Fui descobrindo Cida aos poucos. A primeira descoberta fiz olhando direto para seus olhos sempre vermelhos ao fim das visitas. Lembro de pensar que ela não se adaptaria à realidade da fila (e quem se adapta?). E foram os olhos vermelhos que me mostraram Cida. Sempre muito elegante, cabelos impecavelmente alisados com chapinha, roupas coordenadas, sandálias altas de plataforma e algum brilho que não chega a ofuscar. A última descoberta que fiz sobre Cida foram suas unhas inacreditavelmente grandes, bem cuidadas e decoradas. Cida pinta as unhas como se fossem telas. Nela desenha pássaros, flores e borboletas coloridas. Cida tem um jardim nas pontas dos dedos.

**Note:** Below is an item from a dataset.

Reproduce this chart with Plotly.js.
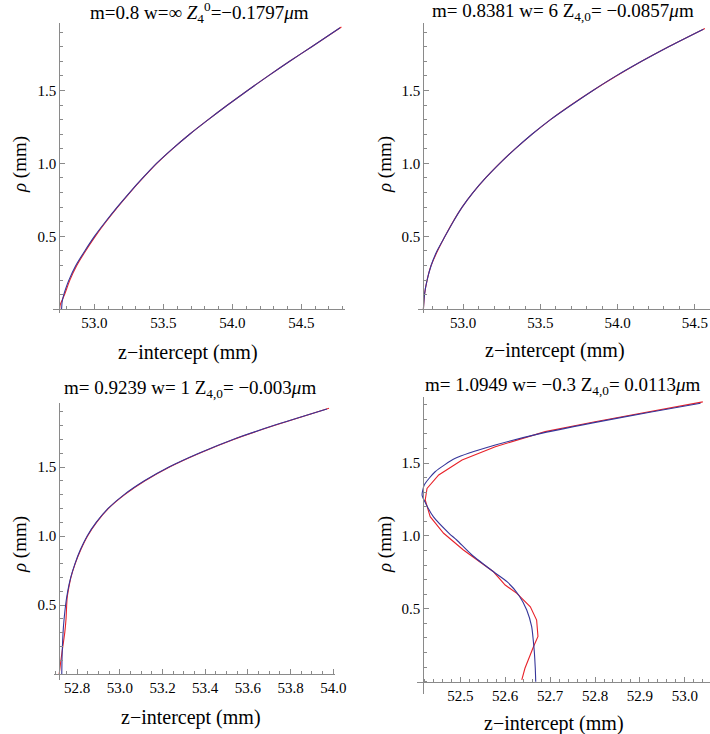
<!DOCTYPE html>
<html>
<head>
<meta charset="utf-8">
<script src="https://cdn.plot.ly/plotly-3.0.1.min.js"></script>
<style>
html,body{margin:0;padding:0;background:#fff;}
#chart{width:710px;height:734px;}
#chart svg text{font-family:"Liberation Serif","Times New Roman","DejaVu Serif",serif !important;}
</style>
</head>
<body>
<div id="chart"></div>
<script>
// ---------- data (z-intercept in mm, rho in mm) ----------
// Panel A: m=0.8 w=inf
const rhoA_blue = [0, 0.05, 0.1, 0.15, 0.2, 0.3, 0.4, 0.5, 0.6, 0.7, 0.8, 0.9, 1.0, 1.1, 1.2, 1.3, 1.4, 1.5, 1.6, 1.7, 1.8, 1.93];
const zA_blue   = [52.762, 52.766, 52.778, 52.795, 52.815, 52.865, 52.93, 53.0, 53.08, 53.165, 53.255, 53.35, 53.45, 53.565, 53.69, 53.825, 53.965, 54.11, 54.26, 54.415, 54.575, 54.78];
const rhoA_red  = [0, 0.03, 0.1, 0.2, 0.3, 0.4, 0.5, 0.6, 0.7, 0.8, 0.9, 1.0, 1.1, 1.2, 1.3, 1.4, 1.5, 1.6, 1.7, 1.8, 1.935];
const zA_red    = [52.748, 52.752, 52.783, 52.822, 52.872, 52.936, 53.006, 53.084, 53.168, 53.257, 53.352, 53.452, 53.566, 53.69, 53.825, 53.965, 54.11, 54.26, 54.415, 54.575, 54.79];
// Panel B: m=0.8381 w=6
const rhoB_blue = [0, 0.1, 0.2, 0.3, 0.4, 0.5, 0.6, 0.7, 0.8, 0.9, 1.0, 1.1, 1.2, 1.3, 1.4, 1.5, 1.6, 1.7, 1.8, 1.92];
const zB_blue   = [52.742, 52.749, 52.766, 52.792, 52.83, 52.882, 52.935, 52.993, 53.063, 53.145, 53.237, 53.336, 53.445, 53.565, 53.7, 53.84, 53.99, 54.155, 54.33, 54.555];
const rhoB_red  = [0, 0.1, 0.2, 0.3, 0.5, 0.7, 0.9, 1.1, 1.3, 1.5, 1.7, 1.8, 1.925];
const zB_red    = [52.742, 52.749, 52.766, 52.792, 52.882, 52.993, 53.145, 53.336, 53.565, 53.84, 54.155, 54.33, 54.565];
// Panel C: m=0.9239 w=1
const rhoC_blue = [0, 0.1, 0.2, 0.3, 0.4, 0.5, 0.6, 0.7, 0.8, 0.9, 1.0, 1.1, 1.2, 1.3, 1.4, 1.5, 1.6, 1.7, 1.8, 1.92];
const zC_blue   = [52.728, 52.729, 52.731, 52.734, 52.739, 52.746, 52.756, 52.77, 52.79, 52.815, 52.847, 52.89, 52.945, 53.02, 53.115, 53.23, 53.37, 53.53, 53.72, 53.97];
const rhoC_red  = [0, 0.1, 0.2, 0.3, 0.4, 0.5, 0.55, 0.6, 0.7, 0.8, 0.9, 1.0, 1.1, 1.2, 1.3, 1.4, 1.5, 1.6, 1.7, 1.8, 1.925];
const zC_red    = [52.716, 52.724, 52.733, 52.742, 52.748, 52.751, 52.753, 52.758, 52.771, 52.791, 52.817, 52.849, 52.892, 52.947, 53.023, 53.118, 53.233, 53.373, 53.533, 53.723, 53.98];
// Panel D: m=1.0949 w=-0.3
const rhoD_blue = [0, 0.092, 0.2, 0.3, 0.377, 0.492, 0.595, 0.686, 0.754, 0.869, 0.972, 1.018, 1.132, 1.223, 1.28, 1.35, 1.44, 1.532, 1.623, 1.7, 1.775, 1.85, 1.91];
const zD_blue   = [52.668, 52.667, 52.665, 52.662, 52.659, 52.648, 52.630, 52.604, 52.574, 52.526, 52.492, 52.475, 52.44, 52.423, 52.415, 52.42, 52.444, 52.489, 52.578, 52.675, 52.795, 52.925, 53.035];
const rhoD_red  = [0.012, 0.092, 0.24, 0.31, 0.423, 0.514, 0.606, 0.663, 0.754, 0.903, 1.018, 1.132, 1.246, 1.326, 1.418, 1.52, 1.612, 1.715, 1.783, 1.85, 1.919];
const zD_red    = [52.637, 52.644, 52.663, 52.673, 52.670, 52.656, 52.626, 52.6, 52.574, 52.507, 52.463, 52.433, 52.422, 52.426, 52.452, 52.504, 52.578, 52.689, 52.8, 52.92, 53.04];

const titles = [
  'm=0.8 w=∞ <i>Z</i><sub>4</sub><sup>0</sup>=−0.1797<i>μ</i>m',
  'm= 0.8381 w= 6 Z<sub>4,0</sub>= −0.0857<i>μ</i>m',
  'm= 0.9239 w= 1 Z<sub>4,0</sub>= −0.003<i>μ</i>m',
  'm= 1.0949 w= −0.3 Z<sub>4,0</sub>= 0.0113<i>μ</i>m'
];
const xTitle = 'z−intercept (mm)';
const yTitle = '<i>ρ</i> (mm)';
const yTickVals = [0.5, 1.0, 1.5];
const yTickText = ['0.5', '1.0', '1.5'];

// ---------- layout geometry (pixels) ----------
const W = 710, H = 734;
const FONT = 'Liberation Serif';
const AX = '#8a8a8a';
const BLUE = '#36369a', RED = '#e8222a';
const panels = [
  {yAx:59.3,  xL:53.3,  xR:345, xAxY:309.3, yT:23,  yB:313, xr:[52.702,54.816], ys:145.9, dt:0.5, mn:0.1,
   tx:88, ty:12, xtx:188, xty:352, ytx:20, yty:165},
  {yAx:423.3, xL:418.3, xR:710, xAxY:309.3, yT:23,  yB:313, xr:[52.709,54.598], ys:145.9, dt:0.5, mn:0.1,
   tx:430, ty:12, xtx:555, xty:350, ytx:385, yty:165},
  {yAx:59.3,  xL:54.3,  xR:335, xAxY:674,   yT:403, yB:680, xr:[52.693,54.008], ys:138,   dt:0.2, mn:0.05,
   tx:62, ty:389, xtx:191, xty:717, ytx:20, yty:545},
  {yAx:423.3, xL:416.7, xR:710, xAxY:681.7, yT:397, yB:694, xr:[52.403,53.056], ys:145.8, dt:0.1, mn:0.02,
   tx:423, ty:386, xtx:554, xty:723, ytx:385, yty:545}
];
const series = [
  [zA_red, rhoA_red, zA_blue, rhoA_blue],
  [zB_red, rhoB_red, zB_blue, rhoB_blue],
  [zC_red, rhoC_red, zC_blue, rhoC_blue],
  [zD_red, rhoD_red, zD_blue, rhoD_blue]
];

const traces = [];
const layout = {
  width: W, height: H, margin:{l:0,r:0,t:0,b:0},
  paper_bgcolor:'#fff', plot_bgcolor:'rgba(0,0,0,0)', showlegend:false,
  font:{family:FONT, color:'#000'}, annotations:[]
};
panels.forEach((p, i) => {
  const s = i === 0 ? '' : String(i + 1);
  const [zr, rr, zb, rb] = series[i];
  traces.push({x: zr, y: rr, type:'scatter', mode:'lines', xaxis:'x'+s, yaxis:'y'+s,
               line:{color:RED, width:1.1, shape: i === 3 ? 'linear' : 'spline', smoothing:0.6}, hoverinfo:'skip'});
  traces.push({x: zb, y: rb, type:'scatter', mode:'lines', xaxis:'x'+s, yaxis:'y'+s,
               line:{color:BLUE, width:1.1, shape:'spline', smoothing:0.6}, hoverinfo:'skip'});
  const common = {showline:true, linecolor:AX, linewidth:1, ticks:'inside', ticklen:5, tickcolor:AX, tickwidth:1,
    showgrid:false, zeroline:false, fixedrange:true, tickfont:{family:FONT, size:15, color:'#000'}};
  layout['xaxis'+s] = Object.assign({}, common, {
    domain:[p.xL/W, p.xR/W], range:p.xr, anchor:'free', position:1 - p.xAxY/H,
    tickmode:'linear', tick0:0, dtick:p.dt, tickformat:'.1f',
    minor:{ticks:'inside', ticklen:3, tickcolor:AX, tickmode:'linear', tick0:0, dtick:p.mn, showgrid:false}
  });
  layout['yaxis'+s] = Object.assign({}, common, {
    domain:[1 - p.yB/H, 1 - p.yT/H], range:[-(p.yB - p.xAxY)/p.ys, (p.xAxY - p.yT)/p.ys],
    anchor:'free', position:p.yAx/W,
    tickmode:'array', tickvals:yTickVals, ticktext:yTickText,
    minor:{ticks:'inside', ticklen:3, tickcolor:AX, tickmode:'linear', tick0:0, dtick:0.1, showgrid:false}
  });
  layout.annotations.push({text:titles[i], x:p.tx/W, y:1 - p.ty/H, xref:'paper', yref:'paper',
    xanchor:'left', align:'left', yanchor:'middle', showarrow:false, font:{family:FONT, size:19, color:'#000'}});
  layout.annotations.push({text:xTitle, x:p.xtx/W, y:1 - p.xty/H, xref:'paper', yref:'paper',
    xanchor:'center', yanchor:'middle', showarrow:false, font:{family:FONT, size:20, color:'#000'}});
  layout.annotations.push({text:yTitle, x:p.ytx/W, y:1 - p.yty/H, xref:'paper', yref:'paper', textangle:-90,
    xanchor:'center', yanchor:'middle', showarrow:false, font:{family:FONT, size:19, color:'#000'}});
});

Plotly.newPlot('chart', traces, layout, {displayModeBar:false, staticPlot:true});
</script>
</body>
</html>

Uns trinta e poucos anos. Quinzenalmente viaja quase trezentos quilômetros para ver seu homem na cadeia. Tenta desesperadamente a transferência dele para um presídio próximo, mas não há vagas por lá. Ela fala da esperança de conseguir a vaga. Pergunto se tem filhos. Não tem. Não teve tempo. Conheceu-o numa festa dois meses antes dele ser preso. Estavam apaixonados. Era o homem da vida dela. E a prisão veio nesse momento de descoberta. A família dele é de Minas. Ele não tem ninguém por aqui e ela não podia deixar -lo abandonado. Fez em cartório um documento de união estável para poder visitá-lo, viaja quilômetros, se enfeita, gasta todo o parco rendimento do trabalho no salão de beleza com advogado e passagens.
Pergunto como ela pode ter certeza de que esse amor tão novo vale tanto sacrifício e ela me responde, me olhando com seus olhos vermelhos de choro, que não tem. Em sua resposta sinto um peso de destino, um pouco de entrega e muito de esperança. Não sei em qual proporção a mistura destino, entrega e esperança age sobre Cida. Digo que ele é um cara de sorte. Ela sorri e reticencia o sorriso com os ombros. E segue na fila.